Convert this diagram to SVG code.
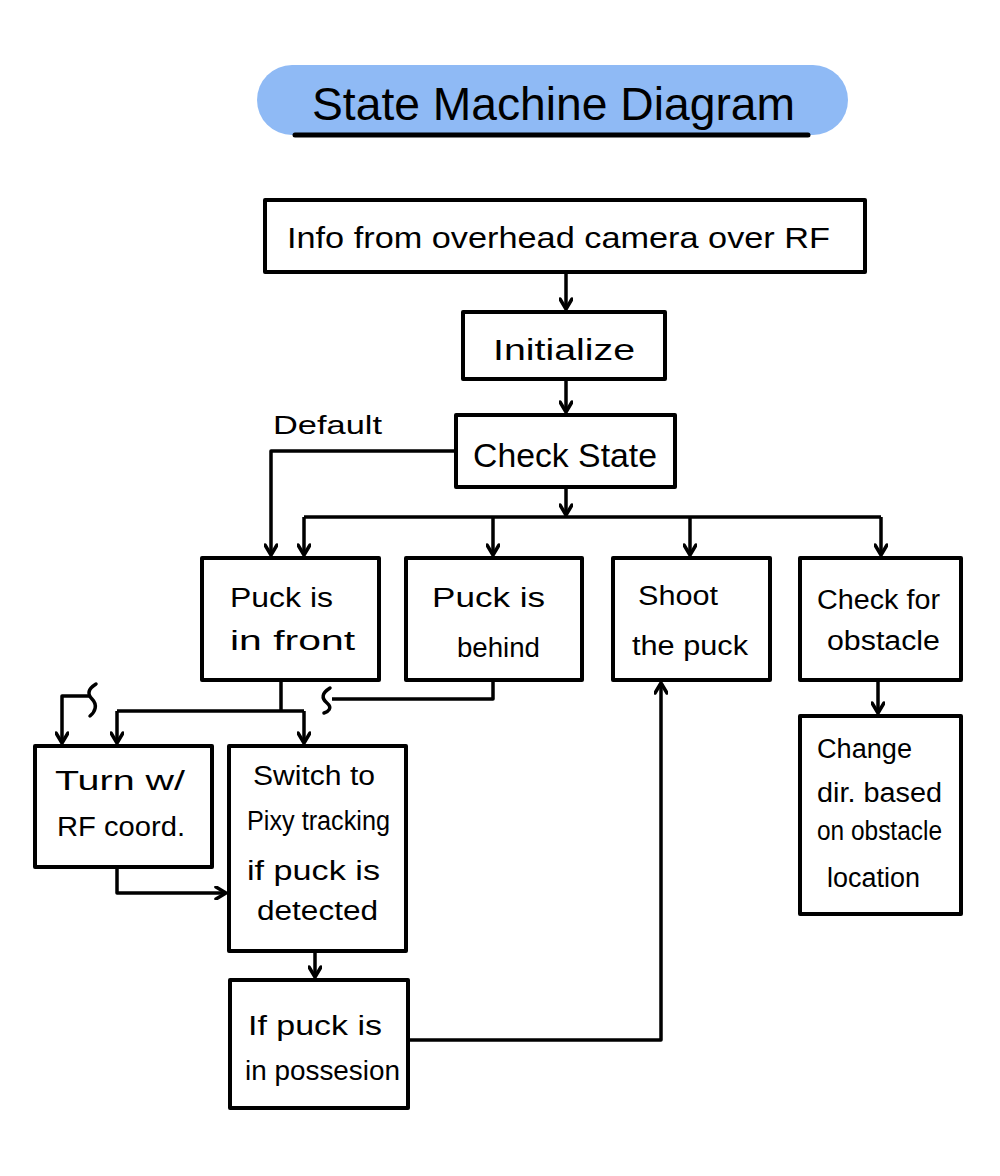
<svg xmlns="http://www.w3.org/2000/svg" width="1000" height="1176" viewBox="0 0 1000 1176">
<style>
.box{fill:#fff;stroke:#000;stroke-width:4;stroke-linejoin:round}
.t{font-family:"Liberation Sans","DejaVu Sans",sans-serif;fill:#000}
.c{fill:none;stroke:#000;stroke-width:3.5;stroke-linejoin:round}
</style>
<defs>
<marker id="ah" viewBox="0 0 14 14" refX="12" refY="7" markerWidth="14" markerHeight="14" markerUnits="userSpaceOnUse" orient="auto">
<path d="M2,1 L12,7 L2,13" fill="none" stroke="#000" stroke-width="3.5" stroke-linecap="round" stroke-linejoin="round"/>
</marker>
</defs>
<rect width="1000" height="1176" fill="#fff"/>
<g id="title">
<rect x="257" y="65" width="591" height="70" rx="35" fill="#8fbaf5"/>
<line x1="295" y1="135" x2="808" y2="135" stroke="#000" stroke-width="5" stroke-linecap="round"/>
<text class="t" x="312" y="120" font-size="46" textLength="483" lengthAdjust="spacingAndGlyphs">State Machine Diagram</text>
</g>
<g id="connectors">
<path class="c" d="M566,272 V309" marker-end="url(#ah)"/>
<path class="c" d="M566,379 V412" marker-end="url(#ah)"/>
<path class="c" d="M456,451 H271 V555" marker-end="url(#ah)"/>
<path class="c" d="M566,487 V515" marker-end="url(#ah)"/>
<path class="c" d="M304,517 H881"/>
<path class="c" d="M304,517 V555" marker-end="url(#ah)"/>
<path class="c" d="M493,517 V555" marker-end="url(#ah)"/>
<path class="c" d="M690,517 V555" marker-end="url(#ah)"/>
<path class="c" d="M881,517 V555" marker-end="url(#ah)"/>
<path class="c" d="M878,680 V713" marker-end="url(#ah)"/>
<path class="c" d="M281,680 V711"/>
<path class="c" d="M117,711 H304"/>
<path class="c" d="M117,711 V743" marker-end="url(#ah)"/>
<path class="c" d="M304,711 V743" marker-end="url(#ah)"/>
<path class="c" d="M493,680 V699 H332"/>
<path class="c" d="M330,688 C322,693 321,698 327,703 C333,708 328,712 324,713" stroke-linecap="round"/>
<path class="c" d="M96,684 C88,689 87,694 92,699 C98,705 95,712 90,716" stroke-linecap="round"/>
<path class="c" d="M89,696 H62 V743" marker-end="url(#ah)"/>
<path class="c" d="M117,867 V893 H226" marker-end="url(#ah)"/>
<path class="c" d="M315,951 V977" marker-end="url(#ah)"/>
<path class="c" d="M408,1040 H661 V683" marker-end="url(#ah)"/>
</g>
<g id="n_info"><rect class="box" x="265" y="200" width="600" height="72"/>
<text class="t" x="287" y="248" font-size="30" textLength="543" lengthAdjust="spacingAndGlyphs">Info from overhead camera over RF</text></g>
<g id="n_init"><rect class="box" x="463" y="312" width="202" height="67"/>
<text class="t" x="493" y="360" font-size="30" textLength="142" lengthAdjust="spacingAndGlyphs">Initialize</text></g>
<g id="n_check"><rect class="box" x="456" y="415" width="219" height="72"/>
<text class="t" x="473" y="467" font-size="34" textLength="184" lengthAdjust="spacingAndGlyphs">Check State</text></g>
<g id="l_default"><text class="t" x="273" y="434" font-size="26" textLength="109" lengthAdjust="spacingAndGlyphs">Default</text></g>
<g id="n_front"><rect class="box" x="202" y="558" width="177" height="122"/>
<text class="t" x="230" y="607" font-size="27" textLength="103" lengthAdjust="spacingAndGlyphs">Puck is</text>
<text class="t" x="230" y="650" font-size="27" textLength="125" lengthAdjust="spacingAndGlyphs">in front</text></g>
<g id="n_behind"><rect class="box" x="406" y="558" width="176" height="122"/>
<text class="t" x="432" y="607" font-size="27" textLength="113" lengthAdjust="spacingAndGlyphs">Puck is</text>
<text class="t" x="457" y="657" font-size="27" textLength="83" lengthAdjust="spacingAndGlyphs">behind</text></g>
<g id="n_shoot"><rect class="box" x="613" y="558" width="157" height="122"/>
<text class="t" x="638" y="605" font-size="27" textLength="80" lengthAdjust="spacingAndGlyphs">Shoot</text>
<text class="t" x="632" y="655" font-size="27" textLength="116" lengthAdjust="spacingAndGlyphs">the puck</text></g>
<g id="n_obstacle"><rect class="box" x="800" y="558" width="161" height="122"/>
<text class="t" x="817" y="609" font-size="27" textLength="123" lengthAdjust="spacingAndGlyphs">Check for</text>
<text class="t" x="827" y="650" font-size="27" textLength="113" lengthAdjust="spacingAndGlyphs">obstacle</text></g>
<g id="n_change"><rect class="box" x="800" y="716" width="161" height="198"/>
<text class="t" x="817" y="758" font-size="27" textLength="95" lengthAdjust="spacingAndGlyphs">Change</text>
<text class="t" x="817" y="802" font-size="27" textLength="125" lengthAdjust="spacingAndGlyphs">dir. based</text>
<text class="t" x="817" y="840" font-size="27" textLength="125" lengthAdjust="spacingAndGlyphs">on obstacle</text>
<text class="t" x="827" y="887" font-size="27" textLength="93" lengthAdjust="spacingAndGlyphs">location</text></g>
<g id="n_turn"><rect class="box" x="35" y="746" width="177" height="121"/>
<text class="t" x="55" y="790" font-size="27" textLength="130" lengthAdjust="spacingAndGlyphs">Turn w/</text>
<text class="t" x="57" y="836" font-size="27" textLength="128" lengthAdjust="spacingAndGlyphs">RF coord.</text></g>
<g id="n_switch"><rect class="box" x="229" y="746" width="177" height="205"/>
<text class="t" x="253" y="785" font-size="27" textLength="122" lengthAdjust="spacingAndGlyphs">Switch to</text>
<text class="t" x="247" y="830" font-size="27" textLength="143" lengthAdjust="spacingAndGlyphs">Pixy tracking</text>
<text class="t" x="247" y="880" font-size="27" textLength="133" lengthAdjust="spacingAndGlyphs">if puck is</text>
<text class="t" x="257" y="920" font-size="27" textLength="121" lengthAdjust="spacingAndGlyphs">detected</text></g>
<g id="n_possess"><rect class="box" x="230" y="980" width="178" height="128"/>
<text class="t" x="248" y="1035" font-size="27" textLength="134" lengthAdjust="spacingAndGlyphs">If puck is</text>
<text class="t" x="245" y="1080" font-size="27" textLength="155" lengthAdjust="spacingAndGlyphs">in possesion</text></g>
</svg>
--
What is expected:
Quote the listing above in full, except for the pictures.

Written response:
Convert this diagram to SVG code.
<svg xmlns="http://www.w3.org/2000/svg" width="1000" height="1176" viewBox="0 0 1000 1176">
<style>
.box{fill:#fff;stroke:#000;stroke-width:4;stroke-linejoin:round}
.t{font-family:"Liberation Sans","DejaVu Sans",sans-serif;fill:#000}
.c{fill:none;stroke:#000;stroke-width:3.5;stroke-linejoin:round}
</style>
<defs>
<marker id="ah" viewBox="0 0 14 14" refX="12" refY="7" markerWidth="14" markerHeight="14" markerUnits="userSpaceOnUse" orient="auto">
<path d="M2,1 L12,7 L2,13" fill="none" stroke="#000" stroke-width="3.5" stroke-linecap="round" stroke-linejoin="round"/>
</marker>
</defs>
<rect width="1000" height="1176" fill="#fff"/>
<g id="title">
<rect x="257" y="65" width="591" height="70" rx="35" fill="#8fbaf5"/>
<line x1="295" y1="135" x2="808" y2="135" stroke="#000" stroke-width="5" stroke-linecap="round"/>
<text class="t" x="312" y="120" font-size="46" textLength="483" lengthAdjust="spacingAndGlyphs">State Machine Diagram</text>
</g>
<g id="connectors">
<path class="c" d="M566,272 V309" marker-end="url(#ah)"/>
<path class="c" d="M566,379 V412" marker-end="url(#ah)"/>
<path class="c" d="M456,451 H271 V555" marker-end="url(#ah)"/>
<path class="c" d="M566,487 V515" marker-end="url(#ah)"/>
<path class="c" d="M304,517 H881"/>
<path class="c" d="M304,517 V555" marker-end="url(#ah)"/>
<path class="c" d="M493,517 V555" marker-end="url(#ah)"/>
<path class="c" d="M690,517 V555" marker-end="url(#ah)"/>
<path class="c" d="M881,517 V555" marker-end="url(#ah)"/>
<path class="c" d="M878,680 V713" marker-end="url(#ah)"/>
<path class="c" d="M281,680 V711"/>
<path class="c" d="M117,711 H304"/>
<path class="c" d="M117,711 V743" marker-end="url(#ah)"/>
<path class="c" d="M304,711 V743" marker-end="url(#ah)"/>
<path class="c" d="M493,680 V699 H332"/>
<path class="c" d="M330,688 C322,693 321,698 327,703 C333,708 328,712 324,713" stroke-linecap="round"/>
<path class="c" d="M96,684 C88,689 87,694 92,699 C98,705 95,712 90,716" stroke-linecap="round"/>
<path class="c" d="M89,696 H62 V743" marker-end="url(#ah)"/>
<path class="c" d="M117,867 V893 H226" marker-end="url(#ah)"/>
<path class="c" d="M315,951 V977" marker-end="url(#ah)"/>
<path class="c" d="M408,1040 H661 V683" marker-end="url(#ah)"/>
</g>
<g id="n_info"><rect class="box" x="265" y="200" width="600" height="72"/>
<text class="t" x="287" y="248" font-size="30" textLength="543" lengthAdjust="spacingAndGlyphs">Info from overhead camera over RF</text></g>
<g id="n_init"><rect class="box" x="463" y="312" width="202" height="67"/>
<text class="t" x="493" y="360" font-size="30" textLength="142" lengthAdjust="spacingAndGlyphs">Initialize</text></g>
<g id="n_check"><rect class="box" x="456" y="415" width="219" height="72"/>
<text class="t" x="473" y="467" font-size="34" textLength="184" lengthAdjust="spacingAndGlyphs">Check State</text></g>
<g id="l_default"><text class="t" x="273" y="434" font-size="26" textLength="109" lengthAdjust="spacingAndGlyphs">Default</text></g>
<g id="n_front"><rect class="box" x="202" y="558" width="177" height="122"/>
<text class="t" x="230" y="607" font-size="27" textLength="103" lengthAdjust="spacingAndGlyphs">Puck is</text>
<text class="t" x="230" y="650" font-size="27" textLength="125" lengthAdjust="spacingAndGlyphs">in front</text></g>
<g id="n_behind"><rect class="box" x="406" y="558" width="176" height="122"/>
<text class="t" x="432" y="607" font-size="27" textLength="113" lengthAdjust="spacingAndGlyphs">Puck is</text>
<text class="t" x="457" y="657" font-size="27" textLength="83" lengthAdjust="spacingAndGlyphs">behind</text></g>
<g id="n_shoot"><rect class="box" x="613" y="558" width="157" height="122"/>
<text class="t" x="638" y="605" font-size="27" textLength="80" lengthAdjust="spacingAndGlyphs">Shoot</text>
<text class="t" x="632" y="655" font-size="27" textLength="116" lengthAdjust="spacingAndGlyphs">the puck</text></g>
<g id="n_obstacle"><rect class="box" x="800" y="558" width="161" height="122"/>
<text class="t" x="817" y="609" font-size="27" textLength="123" lengthAdjust="spacingAndGlyphs">Check for</text>
<text class="t" x="827" y="650" font-size="27" textLength="113" lengthAdjust="spacingAndGlyphs">obstacle</text></g>
<g id="n_change"><rect class="box" x="800" y="716" width="161" height="198"/>
<text class="t" x="817" y="758" font-size="27" textLength="95" lengthAdjust="spacingAndGlyphs">Change</text>
<text class="t" x="817" y="802" font-size="27" textLength="125" lengthAdjust="spacingAndGlyphs">dir. based</text>
<text class="t" x="817" y="840" font-size="27" textLength="125" lengthAdjust="spacingAndGlyphs">on obstacle</text>
<text class="t" x="827" y="887" font-size="27" textLength="93" lengthAdjust="spacingAndGlyphs">location</text></g>
<g id="n_turn"><rect class="box" x="35" y="746" width="177" height="121"/>
<text class="t" x="55" y="790" font-size="27" textLength="130" lengthAdjust="spacingAndGlyphs">Turn w/</text>
<text class="t" x="57" y="836" font-size="27" textLength="128" lengthAdjust="spacingAndGlyphs">RF coord.</text></g>
<g id="n_switch"><rect class="box" x="229" y="746" width="177" height="205"/>
<text class="t" x="253" y="785" font-size="27" textLength="122" lengthAdjust="spacingAndGlyphs">Switch to</text>
<text class="t" x="247" y="830" font-size="27" textLength="143" lengthAdjust="spacingAndGlyphs">Pixy tracking</text>
<text class="t" x="247" y="880" font-size="27" textLength="133" lengthAdjust="spacingAndGlyphs">if puck is</text>
<text class="t" x="257" y="920" font-size="27" textLength="121" lengthAdjust="spacingAndGlyphs">detected</text></g>
<g id="n_possess"><rect class="box" x="230" y="980" width="178" height="128"/>
<text class="t" x="248" y="1035" font-size="27" textLength="134" lengthAdjust="spacingAndGlyphs">If puck is</text>
<text class="t" x="245" y="1080" font-size="27" textLength="155" lengthAdjust="spacingAndGlyphs">in possesion</text></g>
</svg>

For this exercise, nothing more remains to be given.